**Task objective:** Below are some records. Say how many of their lines include the string "this", giving only the number.

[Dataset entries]
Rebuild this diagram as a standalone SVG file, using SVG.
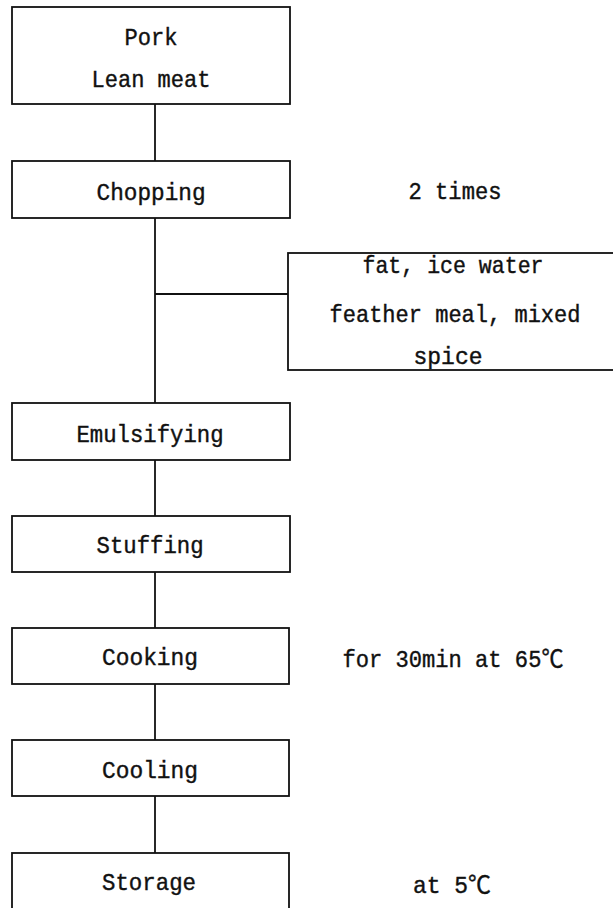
<svg xmlns="http://www.w3.org/2000/svg" width="613" height="908" viewBox="0 0 613 908">
<style>
.b{fill:#fff;stroke:#111;stroke-width:1.8}
.c line{stroke:#111;stroke-width:1.8}
text{font-family:"Liberation Mono","DejaVu Sans Mono","Noto Sans CJK SC",monospace;font-size:24px;fill:#111;stroke:#111;stroke-width:0.4;text-anchor:middle}
</style>
<rect width="613" height="908" fill="#fff"/>
<g class="c" id="connectors">
<line x1="155" y1="104" x2="155" y2="161"/>
<line x1="155" y1="218" x2="155" y2="403"/>
<line x1="155" y1="294" x2="288" y2="294"/>
<line x1="155" y1="460" x2="155" y2="516"/>
<line x1="155" y1="572" x2="155" y2="628"/>
<line x1="155" y1="684" x2="155" y2="740"/>
<line x1="155" y1="796" x2="155" y2="853"/>
</g>
<g id="pork"><rect class="b" x="12" y="7" width="278" height="97"/><text x="151" y="45" textLength="53" lengthAdjust="spacingAndGlyphs">Pork</text><text x="151" y="87" textLength="119" lengthAdjust="spacingAndGlyphs">Lean meat</text></g>
<g id="chopping"><rect class="b" x="12" y="161" width="278" height="57"/><text x="151" y="200" textLength="109" lengthAdjust="spacingAndGlyphs">Chopping</text></g>
<g id="note-chopping"><text x="455" y="199" textLength="93" lengthAdjust="spacingAndGlyphs">2 times</text></g>
<g id="additives"><rect class="b" x="288" y="253" width="332" height="117"/><text x="453" y="273" textLength="181" lengthAdjust="spacingAndGlyphs">fat, ice water</text><text x="455" y="322" textLength="251" lengthAdjust="spacingAndGlyphs">feather meal, mixed</text><text x="448" y="364" textLength="69" lengthAdjust="spacingAndGlyphs">spice</text></g>
<g id="emulsifying"><rect class="b" x="12" y="403" width="278" height="57"/><text x="150" y="442" textLength="147" lengthAdjust="spacingAndGlyphs">Emulsifying</text></g>
<g id="stuffing"><rect class="b" x="12" y="516" width="278" height="56"/><text x="150" y="553" textLength="107" lengthAdjust="spacingAndGlyphs">Stuffing</text></g>
<g id="cooking"><rect class="b" x="12" y="628" width="277" height="56"/><text x="150" y="665" textLength="96" lengthAdjust="spacingAndGlyphs">Cooking</text></g>
<g id="note-cooking"><text x="453" y="667" textLength="221" lengthAdjust="spacingAndGlyphs">for 30min at 65℃</text></g>
<g id="cooling"><rect class="b" x="12" y="740" width="277" height="56"/><text x="150" y="778" textLength="96" lengthAdjust="spacingAndGlyphs">Cooling</text></g>
<g id="storage"><rect class="b" x="12" y="853" width="277" height="70"/><text x="149" y="890" textLength="94" lengthAdjust="spacingAndGlyphs">Storage</text></g>
<g id="note-storage"><text x="452" y="893" textLength="78" lengthAdjust="spacingAndGlyphs">at 5℃</text></g>
</svg>
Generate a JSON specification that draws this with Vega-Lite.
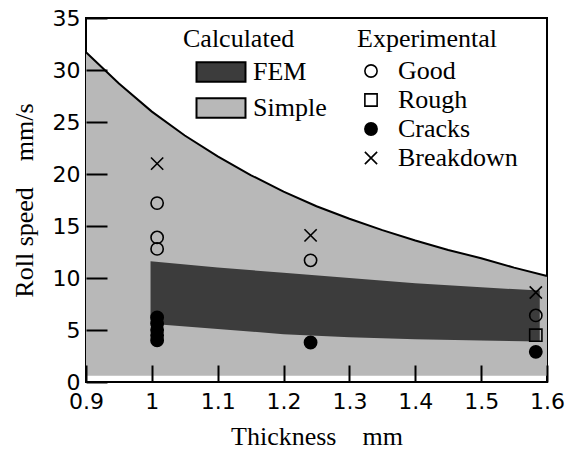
{
  "$schema": "https://vega.github.io/schema/vega-lite/v6.json",
  "autosize": {"type": "none"},
  "padding": {"left": 86, "top": 18, "right": 27, "bottom": 69},
  "width": 461,
  "height": 364,
  "background": "white",
  "config": {
    "view": {"stroke": "black", "strokeWidth": 2},
    "axis": {
      "domain": false,
      "grid": false,
      "ticks": true,
      "tickColor": "black",
      "tickWidth": 2,
      "labelColor": "black",
      "labelFont": "DejaVu Sans",
      "labelFontSize": 22,
      "titleColor": "black",
      "titleFont": "Liberation Serif",
      "titleFontSize": 26,
      "titleFontWeight": "normal"
    },
    "legend": {
      "titleFont": "Liberation Serif",
      "titleFontSize": 26,
      "titleFontWeight": "normal",
      "titleColor": "black",
      "labelFont": "Liberation Serif",
      "labelFontSize": 26,
      "labelColor": "black"
    }
  },
  "datasets": {
    "simple": [
      {"thickness": 0.9, "upper": 31.7, "lower": 0.6, "region": "Simple"},
      {"thickness": 0.95, "upper": 28.7, "lower": 0.6, "region": "Simple"},
      {"thickness": 1.0, "upper": 26.0, "lower": 0.6, "region": "Simple"},
      {"thickness": 1.05, "upper": 23.7, "lower": 0.6, "region": "Simple"},
      {"thickness": 1.1, "upper": 21.7, "lower": 0.6, "region": "Simple"},
      {"thickness": 1.15, "upper": 19.9, "lower": 0.6, "region": "Simple"},
      {"thickness": 1.2, "upper": 18.3, "lower": 0.6, "region": "Simple"},
      {"thickness": 1.25, "upper": 16.9, "lower": 0.6, "region": "Simple"},
      {"thickness": 1.3, "upper": 15.7, "lower": 0.6, "region": "Simple"},
      {"thickness": 1.35, "upper": 14.6, "lower": 0.6, "region": "Simple"},
      {"thickness": 1.4, "upper": 13.6, "lower": 0.6, "region": "Simple"},
      {"thickness": 1.45, "upper": 12.7, "lower": 0.6, "region": "Simple"},
      {"thickness": 1.5, "upper": 11.9, "lower": 0.6, "region": "Simple"},
      {"thickness": 1.55, "upper": 11.0, "lower": 0.6, "region": "Simple"},
      {"thickness": 1.6, "upper": 10.2, "lower": 0.6, "region": "Simple"}
    ],
    "fem": [
      {"thickness": 0.998, "upper": 11.6, "lower": 5.6, "region": "FEM"},
      {"thickness": 1.1, "upper": 11.0, "lower": 5.1, "region": "FEM"},
      {"thickness": 1.2, "upper": 10.5, "lower": 4.6, "region": "FEM"},
      {"thickness": 1.3, "upper": 10.0, "lower": 4.3, "region": "FEM"},
      {"thickness": 1.4, "upper": 9.5, "lower": 4.1, "region": "FEM"},
      {"thickness": 1.5, "upper": 9.1, "lower": 4.0, "region": "FEM"},
      {"thickness": 1.589, "upper": 8.8, "lower": 3.9, "region": "FEM"}
    ],
    "points": [
      {"thickness": 1.008, "speed": 21.0, "result": "Breakdown"},
      {"thickness": 1.008, "speed": 17.2, "result": "Good"},
      {"thickness": 1.008, "speed": 13.9, "result": "Good"},
      {"thickness": 1.008, "speed": 12.8, "result": "Good"},
      {"thickness": 1.008, "speed": 6.2, "result": "Cracks"},
      {"thickness": 1.008, "speed": 5.6, "result": "Cracks"},
      {"thickness": 1.008, "speed": 5.0, "result": "Cracks"},
      {"thickness": 1.008, "speed": 4.5, "result": "Cracks"},
      {"thickness": 1.008, "speed": 4.0, "result": "Cracks"},
      {"thickness": 1.241, "speed": 14.1, "result": "Breakdown"},
      {"thickness": 1.241, "speed": 11.7, "result": "Good"},
      {"thickness": 1.241, "speed": 3.8, "result": "Cracks"},
      {"thickness": 1.583, "speed": 8.6, "result": "Breakdown"},
      {"thickness": 1.583, "speed": 6.4, "result": "Good"},
      {"thickness": 1.583, "speed": 4.5, "result": "Rough"},
      {"thickness": 1.583, "speed": 2.9, "result": "Cracks"}
    ]
  },
  "encoding": {
    "x": {
      "field": "thickness",
      "type": "quantitative",
      "scale": {"domain": [0.9, 1.6], "nice": false, "zero": false},
      "axis": {
        "title": "Thickness\u00a0\u00a0\u00a0\u00a0mm",
        "values": [0.9, 1.0, 1.1, 1.2, 1.3, 1.4, 1.5, 1.6],
        "labelExpr": "format(datum.value, '~g')",
        "zindex": 2,
        "offset": -17,
        "tickSize": 17,
        "labelPadding": 9,
        "titlePadding": 11,
        "labelFlush": false
      }
    }
  },
  "layer": [
    {
      "data": {"name": "simple"},
      "mark": {"type": "area", "stroke": null},
      "encoding": {
        "y": {
          "field": "upper",
          "type": "quantitative",
          "scale": {"domain": [0, 35], "nice": false},
          "axis": {
            "title": "Roll speed\u00a0\u00a0\u00a0\u00a0mm/s",
            "values": [0, 5, 10, 15, 20, 25, 30, 35],
            "zindex": 2,
            "offset": -21,
            "tickSize": 21,
            "labelPadding": 6,
            "titlePadding": 15,
            "labelFlush": false
          }
        },
        "y2": {"field": "lower"},
        "color": {
          "field": "region",
          "type": "nominal",
          "scale": {"domain": ["FEM", "Simple"], "range": ["#3c3c3c", "#b8b8b8"]},
          "legend": {
            "title": "Calculated",
            "orient": "none",
            "legendX": 97,
            "legendY": 8,
            "padding": 0,
            "symbolType": "M-2.5,-1H2.5V1H-2.5Z",
            "symbolSize": 384,
            "symbolStrokeColor": "black",
            "symbolStrokeWidth": 2,
            "symbolOpacity": 1,
            "symbolOffset": 25,
            "labelOffset": 19,
            "rowPadding": 8,
            "titlePadding": 7,
            "encode": {"symbols": {"update": {"stroke": {"value": "black"}, "strokeWidth": {"value": 2}}}}
          }
        }
      }
    },
    {
      "data": {"name": "simple"},
      "mark": {"type": "line", "color": "black", "strokeWidth": 2},
      "encoding": {
        "y": {"field": "upper", "type": "quantitative"}
      }
    },
    {
      "data": {"name": "fem"},
      "mark": {"type": "area", "stroke": null},
      "encoding": {
        "y": {"field": "upper", "type": "quantitative"},
        "y2": {"field": "lower"},
        "color": {"field": "region", "type": "nominal"}
      }
    },
    {
      "data": {"name": "points"},
      "mark": {"type": "point", "filled": false, "stroke": "black", "strokeWidth": 1.6, "size": 150, "opacity": 1},
      "encoding": {
        "y": {"field": "speed", "type": "quantitative"},
        "fill": {
          "condition": {"test": "datum.result === 'Cracks'", "value": "black"},
          "value": "transparent"
        },
        "shape": {
          "field": "result",
          "type": "nominal",
          "scale": {
            "domain": ["Good", "Rough", "Cracks", "Breakdown"],
            "range": ["circle", "square", "circle", "M-1,-1L1,1M-1,1L1,-1"]
          },
          "legend": {
            "title": "Experimental",
            "orient": "none",
            "legendX": 271,
            "legendY": 8,
            "padding": 0,
            "symbolStrokeColor": "black",
            "symbolStrokeWidth": 1.6,
            "symbolSize": 150,
            "symbolOffset": 1,
            "labelOffset": 14,
            "rowPadding": 3,
            "titlePadding": 6,
            "encoding": {
              "symbols": {
                "stroke": {"value": "black"},
                "strokeWidth": {"value": 1.6},
                "fill": {"condition": {"test": "datum.value === 'Cracks'", "value": "black"}, "value": "transparent"}
              }
            }
          }
        }
      }
    }
  ]
}
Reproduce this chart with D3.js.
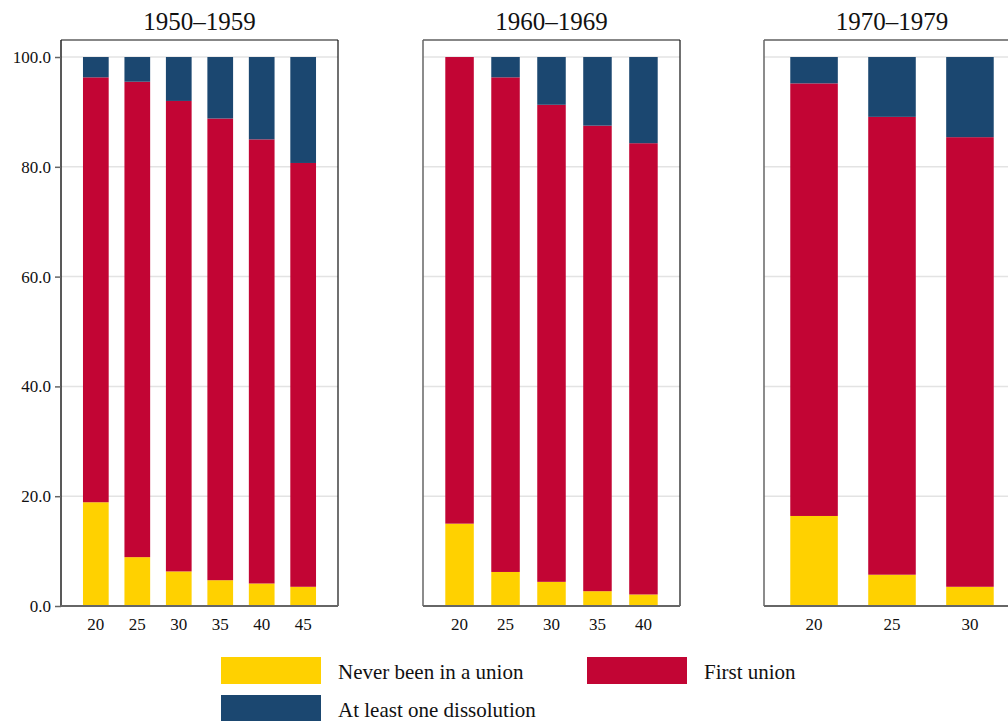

**Complete answer:** 3